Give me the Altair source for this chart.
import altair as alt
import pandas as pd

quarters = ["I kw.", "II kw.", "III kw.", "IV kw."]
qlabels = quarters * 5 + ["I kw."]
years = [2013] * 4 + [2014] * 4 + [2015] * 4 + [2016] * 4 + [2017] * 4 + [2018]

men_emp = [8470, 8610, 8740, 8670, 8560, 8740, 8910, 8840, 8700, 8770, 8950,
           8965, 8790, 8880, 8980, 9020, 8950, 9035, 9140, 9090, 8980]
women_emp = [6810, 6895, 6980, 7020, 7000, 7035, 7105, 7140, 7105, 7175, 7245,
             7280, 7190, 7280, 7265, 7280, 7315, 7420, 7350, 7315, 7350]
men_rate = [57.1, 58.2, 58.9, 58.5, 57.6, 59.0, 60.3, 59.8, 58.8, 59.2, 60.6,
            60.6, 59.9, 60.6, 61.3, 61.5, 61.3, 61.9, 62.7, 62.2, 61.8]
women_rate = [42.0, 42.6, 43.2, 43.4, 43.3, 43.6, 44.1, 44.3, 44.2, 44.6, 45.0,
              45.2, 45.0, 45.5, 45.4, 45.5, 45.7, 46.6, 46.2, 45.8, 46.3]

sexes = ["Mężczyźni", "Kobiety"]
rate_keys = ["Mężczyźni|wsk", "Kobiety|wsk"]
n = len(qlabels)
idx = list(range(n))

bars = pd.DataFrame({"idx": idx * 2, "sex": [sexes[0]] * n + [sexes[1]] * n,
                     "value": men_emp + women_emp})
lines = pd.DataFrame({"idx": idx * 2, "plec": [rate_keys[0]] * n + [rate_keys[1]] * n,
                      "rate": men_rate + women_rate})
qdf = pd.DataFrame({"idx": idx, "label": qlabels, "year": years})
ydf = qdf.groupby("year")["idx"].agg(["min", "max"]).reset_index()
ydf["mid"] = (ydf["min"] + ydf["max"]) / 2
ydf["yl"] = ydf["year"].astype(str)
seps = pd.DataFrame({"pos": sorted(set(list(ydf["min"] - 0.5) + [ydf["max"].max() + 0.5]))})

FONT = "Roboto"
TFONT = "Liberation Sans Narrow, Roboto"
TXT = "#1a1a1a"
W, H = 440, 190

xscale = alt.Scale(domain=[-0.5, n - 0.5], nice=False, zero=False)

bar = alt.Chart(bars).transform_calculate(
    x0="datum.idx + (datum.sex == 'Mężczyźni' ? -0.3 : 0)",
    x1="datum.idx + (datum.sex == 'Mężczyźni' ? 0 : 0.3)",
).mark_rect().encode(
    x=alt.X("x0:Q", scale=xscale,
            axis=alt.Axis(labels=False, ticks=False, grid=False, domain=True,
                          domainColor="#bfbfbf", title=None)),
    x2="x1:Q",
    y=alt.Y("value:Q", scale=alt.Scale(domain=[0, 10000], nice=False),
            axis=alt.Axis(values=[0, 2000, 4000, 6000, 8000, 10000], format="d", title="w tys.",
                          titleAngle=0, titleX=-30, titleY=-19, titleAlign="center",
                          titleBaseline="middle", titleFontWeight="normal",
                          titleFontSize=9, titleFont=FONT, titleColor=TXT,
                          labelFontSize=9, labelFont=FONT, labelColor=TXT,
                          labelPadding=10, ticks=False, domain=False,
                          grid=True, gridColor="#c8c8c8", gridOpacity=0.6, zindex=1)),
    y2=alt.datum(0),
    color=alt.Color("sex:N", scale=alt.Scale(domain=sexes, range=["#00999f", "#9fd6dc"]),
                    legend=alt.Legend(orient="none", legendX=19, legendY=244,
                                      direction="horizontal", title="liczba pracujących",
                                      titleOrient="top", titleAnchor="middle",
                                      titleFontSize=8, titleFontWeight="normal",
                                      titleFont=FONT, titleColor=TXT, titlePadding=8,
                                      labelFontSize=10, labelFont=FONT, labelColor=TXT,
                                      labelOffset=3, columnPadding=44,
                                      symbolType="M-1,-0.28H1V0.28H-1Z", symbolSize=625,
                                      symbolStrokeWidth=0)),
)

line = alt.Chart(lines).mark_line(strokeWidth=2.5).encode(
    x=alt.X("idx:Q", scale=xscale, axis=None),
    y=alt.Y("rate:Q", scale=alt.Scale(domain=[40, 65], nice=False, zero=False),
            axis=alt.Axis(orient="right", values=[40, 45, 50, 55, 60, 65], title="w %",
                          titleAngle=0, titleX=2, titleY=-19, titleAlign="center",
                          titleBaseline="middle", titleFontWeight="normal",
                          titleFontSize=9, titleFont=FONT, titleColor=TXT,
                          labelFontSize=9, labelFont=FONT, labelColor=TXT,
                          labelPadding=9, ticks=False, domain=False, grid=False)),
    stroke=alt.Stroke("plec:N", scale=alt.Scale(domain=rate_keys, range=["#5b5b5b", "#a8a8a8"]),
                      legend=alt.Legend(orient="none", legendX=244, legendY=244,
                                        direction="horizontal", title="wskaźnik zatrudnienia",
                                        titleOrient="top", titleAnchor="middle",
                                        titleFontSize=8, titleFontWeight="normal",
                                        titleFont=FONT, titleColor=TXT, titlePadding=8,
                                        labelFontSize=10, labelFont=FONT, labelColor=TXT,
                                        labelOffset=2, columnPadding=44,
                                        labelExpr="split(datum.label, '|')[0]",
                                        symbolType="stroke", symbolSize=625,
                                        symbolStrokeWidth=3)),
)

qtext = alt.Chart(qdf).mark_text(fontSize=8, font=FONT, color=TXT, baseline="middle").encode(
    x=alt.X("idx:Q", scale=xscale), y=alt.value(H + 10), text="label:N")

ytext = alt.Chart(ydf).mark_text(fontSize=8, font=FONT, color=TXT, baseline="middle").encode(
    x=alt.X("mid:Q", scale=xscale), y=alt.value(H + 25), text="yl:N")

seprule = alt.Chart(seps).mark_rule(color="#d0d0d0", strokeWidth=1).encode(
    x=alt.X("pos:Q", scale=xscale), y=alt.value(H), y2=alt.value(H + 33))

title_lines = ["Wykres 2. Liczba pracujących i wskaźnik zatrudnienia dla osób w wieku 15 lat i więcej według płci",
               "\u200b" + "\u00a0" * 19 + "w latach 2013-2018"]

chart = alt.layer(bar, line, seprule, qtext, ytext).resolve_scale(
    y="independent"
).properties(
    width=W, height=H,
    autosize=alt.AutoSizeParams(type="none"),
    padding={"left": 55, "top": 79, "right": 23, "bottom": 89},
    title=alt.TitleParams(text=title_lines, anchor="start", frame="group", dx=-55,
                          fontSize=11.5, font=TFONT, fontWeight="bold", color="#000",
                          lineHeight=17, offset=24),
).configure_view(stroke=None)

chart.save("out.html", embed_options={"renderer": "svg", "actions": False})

===============

#### What needs to be done:
Emit, unaltered, the lines from the top of the listing down through the line that holds "years = [2013]"; emit nothing else.

#### Output below:
Give me the Altair source for this chart.
import altair as alt
import pandas as pd

quarters = ["I kw.", "II kw.", "III kw.", "IV kw."]
qlabels = quarters * 5 + ["I kw."]
years = [2013] * 4 + [2014] * 4 + [2015] * 4 + [2016] * 4 + [2017] * 4 + [2018]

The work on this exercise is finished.